On Bruce Springsteen’s last album there’s a wonderful song called ‘The Wall’ about one of his friends or somebody he admires from New Jersey, who was drafted into the military. He was eventually killed in Vietnam and his name inscribed on the Wall. I think this song expresses Springsteen’s feeling of guilt at being not drafted, while his friend was. It also may symbolise our attitude towards violent conflicts more generally, our need to be involved or engaged.

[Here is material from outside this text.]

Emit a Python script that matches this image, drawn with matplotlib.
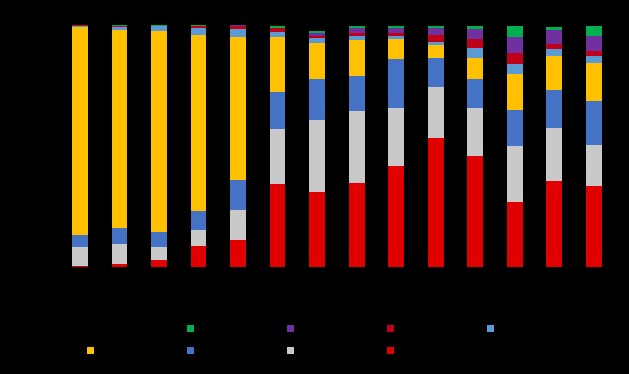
import matplotlib
matplotlib.use("Agg")
import matplotlib.pyplot as plt
from matplotlib.patches import Patch
import numpy as np

categories = ["1", "2", "3", "4", "5", "6", "7", "8", "9", "10", "11", "12", "13", "14"]

series_names = ["Series 1", "Series 2", "Series 3", "Series 4", "Series 5",
                "Series 6", "Series 7", "Series 8"]
series_colors = ["#E00000", "#C9C9C9", "#4472C4", "#FFC000", "#5B9BD5",
                 "#C00018", "#7030A0", "#00B050"]

s_red       = [0.4, 1.2, 3.0, 8.7, 11.2, 34.3, 31.0, 34.7, 41.7, 53.3, 45.9, 26.9, 35.5, 33.5]
s_gray      = [7.9, 8.3, 5.2, 6.6, 12.4, 22.7, 29.8, 29.8, 24.0, 21.1, 19.8, 23.1, 21.9, 16.9]
s_blue      = [5.0, 6.6, 6.2, 7.9, 12.4, 15.3, 16.9, 14.5, 20.2, 12.0, 12.0, 14.9, 15.7, 18.2]
s_yellow    = [85.9, 81.9, 83.1, 72.7, 59.1, 22.7, 14.9, 14.9, 8.3, 5.4, 8.7, 14.9, 14.0, 15.7]
s_lightblue = [0.4, 1.1, 2.1, 2.9, 3.3, 2.1, 2.1, 1.7, 1.2, 1.2, 4.1, 4.1, 2.9, 2.9]
s_darkred   = [0.3, 0.4, 0.0, 0.8, 1.2, 1.7, 0.8, 1.2, 1.2, 2.9, 3.7, 4.5, 2.1, 2.1]
s_purple    = [0.3, 0.0, 0.0, 0.0, 0.4, 0.0, 1.2, 2.1, 2.1, 2.9, 4.1, 6.6, 5.8, 6.2]
s_green     = [0.0, 0.4, 0.4, 0.4, 0.0, 0.8, 0.8, 0.8, 0.8, 0.8, 1.2, 4.5, 1.2, 4.1]

series = [s_red, s_gray, s_blue, s_yellow, s_lightblue, s_darkred, s_purple, s_green]

fig = plt.figure(figsize=(6.29, 3.74), dpi=100, facecolor="black")
ax = fig.add_axes([60.3 / 629, 107 / 374, (613.4 - 60.3) / 629, 242 / 374])
ax.set_facecolor("black")

x = np.arange(len(categories))
bottom = np.zeros(len(categories))
bars = []
for vals, name, col in zip(series, series_names, series_colors):
    b = ax.bar(x, vals, width=0.4, bottom=bottom, color=col, label=name, linewidth=0)
    bars.append(b)
    bottom += np.array(vals)

ax.set_xlim(-0.5, len(categories) - 0.5)
ax.set_ylim(0, 100)
ax.set_xticks(x)
ax.set_xticklabels(categories, color="black")
ax.tick_params(axis="both", colors="black", length=0)
ax.set_yticks([])
for sp in ax.spines.values():
    sp.set_visible(False)

other = Patch(facecolor="black", edgecolor="none", label="Series 9")
# arrange so rows read: [other, green, purple, darkred, lightblue] / [yellow, blue, gray, red]
handles = [other, bars[3], bars[7], bars[2], bars[6], bars[1], bars[5], bars[0], bars[4]]
labels = ["Series 9", series_names[3], series_names[7], series_names[2], series_names[6],
          series_names[1], series_names[5], series_names[0], series_names[4]]
leg = fig.legend(handles, labels, ncol=5, loc="upper left",
                 bbox_to_anchor=(87 / 629, 1 - 323 / 374), frameon=False,
                 fontsize=9, labelcolor="black", handlelength=0.55, handleheight=0.55,
                 handletextpad=0.4, columnspacing=3.0, borderaxespad=0, borderpad=0,
                 labelspacing=0.7)

fig.savefig("out.png", dpi=100, facecolor="black")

It’s important to reflect on this because we are faced with huge challenges in this age, as I believe we need to convince our leaders, our people, our electorate, that geopolitics is back. That we need to act geopolitically. This might entail sacrifices or measures we’re no longer used to taking, and we have to consider the implications of that. We need to convince our electorates of the importance of being engaged, of the importance of transatlantic ties. It is important to look at the world through the eyes of those who have to rekindle their understanding of geopolitical processes.

The first time I went to Moscow after my time as a diplomat was as an official with the European Commission. At the time the Commissioner for External Relations was a Dutchman, Hans van den Broek, and he went to Moscow to visit President Yeltsin. And we were received by President Yeltsin and his then Foreign Minister Kozyrev, whom I had known when I was still stationed in Moscow. President Yeltsin turned to Kozyrev and asked, ‘Who is this man?’ Kozyrev replied, ‘That’s a European Commissioner’. Well, ‘commissioner’ is a familiar word to a Russian, but it doesn’t necessarily have the same meaning. So President Yeltsin was intrigued and said, ‘A Commissioner where?’ And Kozyrev said, ‘Well, of the European Community’. And the President said: ‘Of what?’ ‘The European Union, Mr President’. ‘Ah, Andrey, tell me, are we members of the European Union?’

Just to give you an idea of how confused relations on the European continent were during those years. How confused a country like Russia was in trying to determine its position in this new state of play on this continent. How confused all of us have been for many years on this issue. How confused even a great thinker like Professor Francis Fukuyama was when he announced ‘the end of history’. Oh boy, was he off the mark!

But in Europe we did see an end to something, and I think we need to be brutally honest about this: we Europeans forgot to look at our continent and our surroundings in geopolitical terms. We thought that in this new system, old ghosts were consigned to the past and would not return. We thought that power politics would become less important and that economic relations would dictate how the continent would be run. We thought that – and this was perhaps the biggest mistake – all countries on the European continent were on their way to becoming like us, including Russia.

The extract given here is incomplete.